Expansion coming for baseball Hall of FameJuly 19, 2018
By JONATHAN SAXON
JASPER — Tucked away on Vincennes University’s Jasper campus stands a site that carries the history of a sport which is sewn deep into the fabric that defines America. Within the Indiana Baseball Hall of Fame lies the names, faces, and equipment of notable Hoosiers who played the game across the diamond field in its highest form from amateurs to the professional level.
But things have gotten a bit crowded in the Hall of Fame and it is time for an expansion to enhance its history carrying capacity. Former Jasper High School baseball coach Ray Howard has been one of the instrumental forces in moving the project to add another wing to the Hall, and he couldn’t be prouder of what the site and its mementos represent as a piece of Hoosier sports history.
“It’s important for the state,” he said. “Players come and their coaches tell them ‘I’m in the Hall of Fame’, and they (dismiss) them. So they get an opportunity to travel through here and see a lot of people whose names they may recognize, but have no information about them. I think that’s one of things that will be beneficial as people go down the road.”

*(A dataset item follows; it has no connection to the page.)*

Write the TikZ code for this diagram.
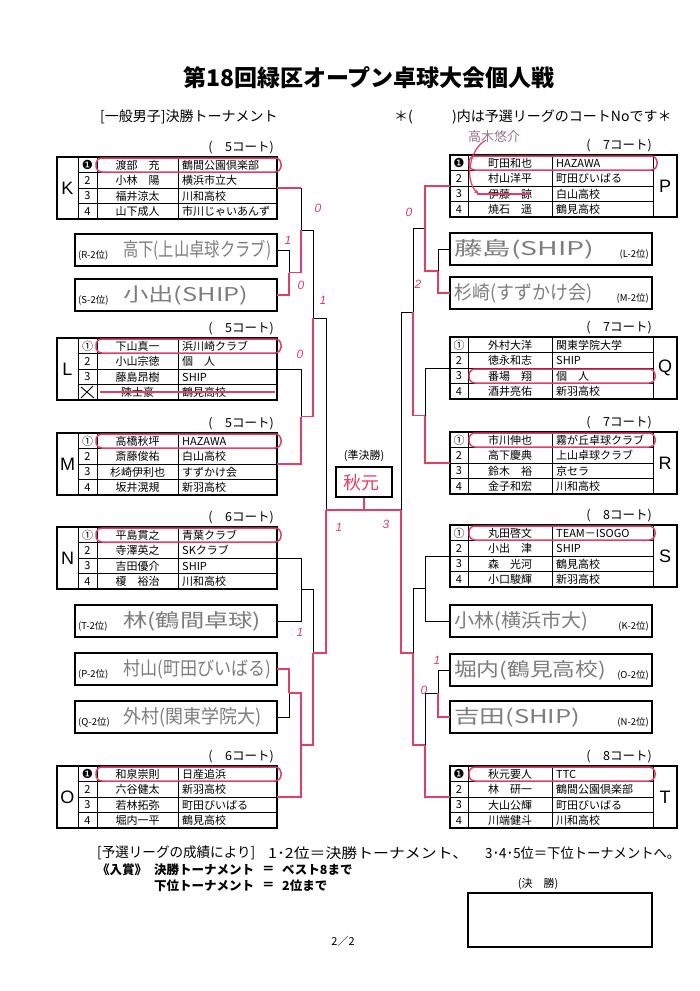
\documentclass[tikz,border=0pt]{standalone}
\usepackage{fontspec}
\usepackage{graphicx}
\setmainfont{Noto Sans CJK JP}
\newfontfamily\dvs{DejaVu Sans}
\newfontfamily\lsans{Liberation Sans}
\usetikzlibrary{arrows.meta}
\definecolor{hl}{RGB}{226,62,102}
\definecolor{pen}{RGB}{125,125,125}
\definecolor{pencil}{RGB}{150,115,140}
\tikzset{
  frame/.style={draw=black,line width=1.1pt},
  grid/.style={draw=black,line width=0.7pt},
  br/.style={draw=black,line width=0.8pt},
  win/.style={draw=hl,line width=1.7pt},
  hilite/.style={draw=hl,line width=1.5pt,rounded corners=6pt},
  strike/.style={draw=hl,line width=1.5pt},
  cell/.style={inner sep=0pt,font=\fontsize{11}{12}\selectfont},
  grp/.style={inner sep=0pt,font=\fontsize{18}{20}\selectfont\lsans},
  court/.style={inner sep=0pt,font=\fontsize{12.5}{14}\selectfont},
  hand/.style={inner sep=0pt,text=pen,font=\fontsize{19}{21}\selectfont},
  slot/.style={inner sep=0pt,font=\fontsize{9.5}{11}\selectfont},
  score/.style={inner sep=0pt,text=hl,font=\fontsize{12}{13}\selectfont\lsans\itshape},
  hdr/.style={inner sep=0pt,font=\fontsize{14}{16}\selectfont},
  note/.style={inner sep=0pt,anchor=west,font=\fontsize{14}{16}\selectfont},
  notesm/.style={inner sep=0pt,anchor=west,font=\fontsize{12.5}{14}\selectfont\bfseries},
}
% left group table: tag, top, letter, court
\newcommand{\LTab}[4]{%
  \draw[frame] (57,#2) rectangle (277,#2+62);
  \draw[grid] (78,#2) -- (78,#2+62) (97,#2) -- (97,#2+62) (178,#2) -- (178,#2+62)
    (78,#2+15.5) -- (277,#2+15.5) (78,#2+31) -- (277,#2+31) (78,#2+46.5) -- (277,#2+46.5);
  \node[grp] (#1g) at (67.5,#2+31) {#3};
  \node[court,anchor=east] (#1ct) at (274,#2-9) {(\hspace{1em}#4コート)};
  \coordinate (#1) at (277,#2+31);
}
\newcommand{\LRow}[6]{%
  \node[cell] (#1n#3) at (87.5,#2+#3*15.5+8) {#4};
  \node[cell] (#1m#3) at (137.5,#2+#3*15.5+8) {#5};
  \node[cell,anchor=west] (#1c#3) at (182,#2+#3*15.5+8) {#6};
}
\newcommand{\RTab}[4]{%
  \draw[frame] (450,#2) rectangle (677,#2+62);
  \draw[grid] (468,#2) -- (468,#2+62) (552,#2) -- (552,#2+62) (653,#2) -- (653,#2+62)
    (450,#2+15.5) -- (653,#2+15.5) (450,#2+31) -- (653,#2+31) (450,#2+46.5) -- (653,#2+46.5);
  \node[grp] (#1g) at (665,#2+31) {#3};
  \node[court,anchor=east] (#1ct) at (652,#2-9) {(\hspace{1em}#4コート)};
  \coordinate (#1) at (450,#2+31);
}
\newcommand{\RRow}[6]{%
  \node[cell] (#1n#3) at (459,#2+#3*15.5+8) {#4};
  \node[cell] (#1m#3) at (510,#2+#3*15.5+8) {#5};
  \node[cell,anchor=west] (#1c#3) at (556,#2+#3*15.5+8) {#6};
}
% second-place slots: tag, top, label, handwriting, width
\newcommand{\LSlot}[5]{%
  \draw[frame] (75,#2) rectangle (277,#2+32);
  \node[slot,anchor=west] (#1l) at (78,#2+21) {#3};
  \node[hand,anchor=west] (#1h) at (123,#2+16) {\resizebox{#5}{\height}{#4}};
  \coordinate (#1) at (277,#2+16);
}
\newcommand{\RSlot}[5]{%
  \draw[frame] (450,#2) rectangle (652,#2+32);
  \node[slot,anchor=east] (#1l) at (649,#2+21) {#3};
  \node[hand,anchor=west] (#1h) at (454,#2+16) {\resizebox{#5}{\height}{#4}};
  \coordinate (#1) at (450,#2+16);
}
\newcommand{\blk}{{\fontsize{12.5}{13}\selectfont\dvs ❶}}
\begin{document}
\begin{tikzpicture}[x=1pt,y=-1pt]
\useasboundingbox (0,0) rectangle (700,991);
\fill[white] (0,0) rectangle (700,991);

% titles
\node[inner sep=0pt,font=\fontsize{23}{26}\selectfont\bfseries] (title) at (369,78) {第18回緑区オープン卓球大会個人戦};
\node[hdr,anchor=west] (hd1) at (100,117) {[一般男子]決勝トーナメント};
\node[hdr,anchor=west] (hd2) at (394,117) {＊(};
\node[hdr,anchor=west] (hd3) at (452,117) {)内は予選リーグのコートNoです＊};

% ---------- left side ----------
\LTab{K}{157}{K}{5}
\LRow{K}{157}{0}{\blk}{渡部　充}{鶴間公園倶楽部}
\LRow{K}{157}{1}{2}{小林　陽}{横浜市立大}
\LRow{K}{157}{2}{3}{福井涼太}{川和高校}
\LRow{K}{157}{3}{4}{山下成人}{市川じゃいあんず}

\LSlot{R2}{234}{(R-2位)}{高下(上山卓球クラブ)}{148pt}
\LSlot{S2}{279}{(S-2位)}{小出(SHIP)}{125pt}

\LTab{L}{338}{L}{5}
\LRow{L}{338}{0}{①}{下山真一}{浜川崎クラブ}
\LRow{L}{338}{1}{2}{小山宗徳}{個　人}
\LRow{L}{338}{2}{3}{藤島昂樹}{SHIP}
\LRow{L}{338}{3}{}{陳士豪}{鶴見高校}

\LTab{M}{433}{M}{5}
\LRow{M}{433}{0}{①}{高橋秋坪}{HAZAWA}
\LRow{M}{433}{1}{2}{斎藤俊祐}{白山高校}
\LRow{M}{433}{2}{3}{杉崎伊利也}{すずかけ会}
\LRow{M}{433}{3}{4}{坂井滉規}{新羽高校}

\LTab{N}{527}{N}{6}
\LRow{N}{527}{0}{①}{平島貫之}{青葉クラブ}
\LRow{N}{527}{1}{2}{寺澤英之}{SKクラブ}
\LRow{N}{527}{2}{3}{吉田優介}{SHIP}
\LRow{N}{527}{3}{4}{榎　裕治}{川和高校}

\LSlot{T2}{605}{(T-2位)}{林(鶴間卓球)}{138pt}
\LSlot{P2}{653}{(P-2位)}{村山(町田びいばる)}{148pt}
\LSlot{Q2}{701}{(Q-2位)}{外村(関東学院大)}{138pt}

\LTab{O}{766}{O}{6}
\LRow{O}{766}{0}{\blk}{和泉崇則}{日産追浜}
\LRow{O}{766}{1}{2}{六谷健太}{新羽高校}
\LRow{O}{766}{2}{3}{若林拓弥}{町田びいばる}
\LRow{O}{766}{3}{4}{堀内一平}{鶴見高校}

% ---------- right side ----------
\RTab{P}{155}{P}{7}
\RRow{P}{155}{0}{\blk}{町田和也}{HAZAWA}
\RRow{P}{155}{1}{2}{村山洋平}{町田びいばる}
\RRow{P}{155}{2}{3}{伊藤　諒}{白山高校}
\RRow{P}{155}{3}{4}{焼石　遥}{鶴見高校}

\RSlot{L2}{233}{(L-2位)}{藤島(SHIP)}{140pt}
\RSlot{M2}{277}{(M-2位)}{杉崎(すずかけ会)}{138pt}

\RTab{Q}{337}{Q}{7}
\RRow{Q}{337}{0}{①}{外村大洋}{関東学院大学}
\RRow{Q}{337}{1}{2}{徳永和志}{SHIP}
\RRow{Q}{337}{2}{3}{番場　翔}{個　人}
\RRow{Q}{337}{3}{4}{酒井亮佑}{新羽高校}

\RTab{R}{432}{R}{7}
\RRow{R}{432}{0}{①}{市川伸也}{霧が丘卓球クラブ}
\RRow{R}{432}{1}{2}{高下慶典}{上山卓球クラブ}
\RRow{R}{432}{2}{3}{鈴木　裕}{京セラ}
\RRow{R}{432}{3}{4}{金子和宏}{川和高校}

\RTab{S}{525}{S}{8}
\RRow{S}{525}{0}{①}{丸田啓文}{TEAM－ISOGO}
\RRow{S}{525}{1}{2}{小出　津}{SHIP}
\RRow{S}{525}{2}{3}{森　光河}{鶴見高校}
\RRow{S}{525}{3}{4}{小口駿輝}{新羽高校}

\RSlot{K2}{605}{(K-2位)}{小林(横浜市大)}{134pt}
\RSlot{O2}{654}{(O-2位)}{堀内(鶴見高校)}{152pt}
\RSlot{N2}{701}{(N-2位)}{吉田(SHIP)}{126pt}

\RTab{T}{766}{T}{8}
\RRow{T}{766}{0}{\blk}{秋元要人}{TTC}
\RRow{T}{766}{1}{2}{林　研一}{鶴間公園倶楽部}
\RRow{T}{766}{2}{3}{大山公輝}{町田びいばる}
\RRow{T}{766}{3}{4}{川端健斗}{川和高校}

% ---------- semifinal box ----------
\node[cell] (sflab) at (364,456) {(準決勝)};
\node[frame,draw,minimum width=56pt,minimum height=30pt,inner sep=0pt] (semi) at (364,482) {};
\node[inner sep=0pt,text=hl,font=\fontsize{18}{20}\selectfont] (semiw) at (361,483) {秋元};

% ---------- bracket junctions ----------
\coordinate (m1) at (289,272.5);
\coordinate (m2) at (301,230);
\coordinate (m3) at (301,416.5);
\coordinate (m4) at (313,318);
\coordinate (m5) at (301,589.5);
\coordinate (m6) at (289,693);
\coordinate (m7) at (301,745);
\coordinate (m8) at (313,653);
\coordinate (m9) at (326,510);
\coordinate (n1) at (438,271);
\coordinate (n2) at (425,228.5);
\coordinate (n3) at (425,415.5);
\coordinate (n4) at (413,312);
\coordinate (n5) at (425,588.5);
\coordinate (n6) at (438,693);
\coordinate (n7) at (425,745);
\coordinate (n8) at (413,653);
\coordinate (n9) at (401,510);
\coordinate (sj) at (364,510);

\draw[br] (R2) -| (m1) (S2) -| (m1) (K) -| (m2) (m1) -| (m2)
  (L) -| (m3) (M) -| (m3) (m2) -| (m4) (m3) -| (m4)
  (N) -| (m5) (T2) -| (m5) (P2) -| (m6) (Q2) -| (m6)
  (m6) -| (m7) (O) -| (m7) (m5) -| (m8) (m7) -| (m8)
  (m4) -| (m9) (m8) -| (m9);
\draw[br] (L2) -| (n1) (M2) -| (n1) (P) -| (n2) (n1) -| (n2)
  (Q) -| (n3) (R) -| (n3) (n2) -| (n4) (n3) -| (n4)
  (S) -| (n5) (K2) -| (n5) (O2) -| (n6) (N2) -| (n6)
  (n6) -| (n7) (T) -| (n7) (n5) -| (n8) (n7) -| (n8)
  (n4) -| (n9) (n8) -| (n9);
\draw[br] (m9) -- (n9) (sj) -- (semi.south);

% ---------- red winning lines ----------
\draw[win] (S2) -| (m1) (m1) -| (m2) (K) -- (K -| m2)
  (M) -| (m3) (m3) -| (m4)
  (P2) -| (m6) (m6) -| (m7) (O) -| (m7) (m7) -| (m8) (m8) -| (m9);
\draw[win] (P) -| (n2) (M2) -| (n1) (n1) -| (n2)
  (R) -| (n3) (n3) -| (n4)
  (N2) -| (n6) (T) -| (n7) (n7) -| (n8) (n8) -| (n9);
\draw[win] (m9) -- (n9) (sj) -- (semi.south);

% ---------- highlights ----------
\draw[hilite] (96,158) rectangle (281,172);
\draw[hilite] (96,339) rectangle (281,353);
\draw[hilite] (96,434) rectangle (281,448);
\draw[hilite] (96,528) rectangle (281,542);
\draw[hilite] (96,767) rectangle (281,781);
\draw[hilite] (469,156) rectangle (657,170);
\draw[hilite] (469,369) rectangle (655,383);
\draw[hilite] (469,433) rectangle (655,447);
\draw[hilite] (469,526) rectangle (655,540);
\draw[hilite] (469,767) rectangle (655,781);
\draw[strike] (100,392) -- (275,392);
\draw[draw=black,line width=0.9pt] (81,387) -- (94,398) (81,398) -- (93,386);
\draw[strike] (477,194) -- (530,194);
\draw[draw=hl,line width=1.2pt,-{Stealth[length=5pt]}] (486,140) .. controls (468,150) and (465,182) .. (479,194);
\node[inner sep=0pt,text=pencil,font=\fontsize{13}{15}\selectfont] (sub) at (494,137) {高木悠介};

% ---------- scores ----------
\node[score] (s1) at (318,208) {0};
\node[score] (s2) at (288,240) {1};
\node[score] (s3) at (301,285) {0};
\node[score] (s4) at (323,300) {1};
\node[score] (s5) at (300,354) {0};
\node[score] (s6) at (300,632) {1};
\node[score] (s7) at (339,527) {1};
\node[score] (s8) at (386,524) {3};
\node[score] (s9) at (409,212) {0};
\node[score] (s10) at (418,284) {2};
\node[score] (s11) at (437,660) {1};
\node[score] (s12) at (424,690) {0};

% ---------- notes ----------
\node[note] (nt1) at (97,853) {\resizebox{158pt}{\height}{[予選リーグの成績により]}};
\node[note] (nt2) at (268,853) {\resizebox{200pt}{\height}{1･2位＝決勝トーナメント、}};
\node[note] (nt3) at (485,853) {\resizebox{195pt}{\height}{3･4･5位＝下位トーナメントへ。}};
\node[notesm] (nt4) at (97,870) {《入賞》};
\node[notesm] (nt5) at (154,870) {決勝トーナメント};
\node[notesm] (nt6) at (262,870) {＝};
\node[notesm] (nt7) at (282,870) {ベスト8まで};
\node[notesm] (nt8) at (154,886) {下位トーナメント};
\node[notesm] (nt9) at (262,886) {＝};
\node[notesm] (nt10) at (282,886) {2位まで};
\node[cell] (fl) at (538,884) {(決　勝)};
\node[frame,draw,minimum width=184pt,minimum height=54pt,inner sep=0pt] (final) at (560,920) {};
\node[cell] (page) at (343,941) {2／2};
\end{tikzpicture}
\end{document}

That’s not to say it wasn’t a bit of a chore to get to this point. When the display space started to grow smaller and smaller a few years ago, Howard and the Indiana High School Baseball Coaches Association, the sponsoring body for the Indiana Baseball Hall of Fame, started the process of marshalling the necessary goodwill and funds needed to add on to the Ruxer Student Center. Howard said it took some doing to overcome the local sense of malaise and foot dragging.
“We had all these things to display that we had acquired, and no place to put them,” said the former coach about the current 1,300 square footage of space, which contains walls dedicated to individual plaques, Louisville Slugger bats that represent high school state champions, and a space to recognize the Negro League teams and players.
“I tell people if this was a Jasper Hall of Fame, it would look like the Taj Mahal, that’s the way people are here. This is for the whole state, so it took a little while to generate the funding we needed. The last six months has been a concentrated effort to secure the funding. There’s a number of people who donated money to the process. The Coaches Association has provided funding as well.”
But be that as it may, the expansion project is now ready to go and move forward with construction, which starts sometime next week. The plan is for the additional 1,330 sq. ft. wing to be finished in October to coincide with the 26th Hall of Fame Golf Tournament hosted by Sultan’s Run Golf Club, which is another mechanism used to fundraise for the Hall.
Howard is excited about the add-on. The current lay out for the Hall of Fame is set up like a baseball infield, with the various sections representing the bases that mark the diamond. The expansion will be a continuation of that theme and will represent the outfield portion of a baseball field.
“We’re going to create a ‘wall’ with a warning track and that kind of thing. On that wall were going to put murals of ballparks, like Fenway and Busch (Stadium),” he said. “We got a gentleman who will be providing different pictures of ballparks that aren’t existing anymore. All the ballparks nobody has seen. It’s all going to be part of an outfield motif.”
The next challenge for Howard and the association will be spreading the word about the Hall once the expansion is complete. He recognizes that a trip to Jasper maybe a bit of a chore for people who aren’t from the area, but he wishes that fact wouldn’t stop folks from coming to Dubois County to see what they’ve help build as a monument to baseball. Howard has seen the Hall of Fame grow from a simple hallway display at the Holiday Inn in 1991 to the site that it has become today, and he has no regrets about the efforts that have been made to preserve this piece of Indiana history.
“Jasper is not the easiest place to get to, and that’s been the hardest thing to get it put out into the public,” he said. “When people come, they’re amazed at what’s here and what they’re doing. When you have people that come through here, they see what we’ve got and they start talking. That gives you a bit of satisfaction in making all of the effort. It makes it worthwhile to do that.”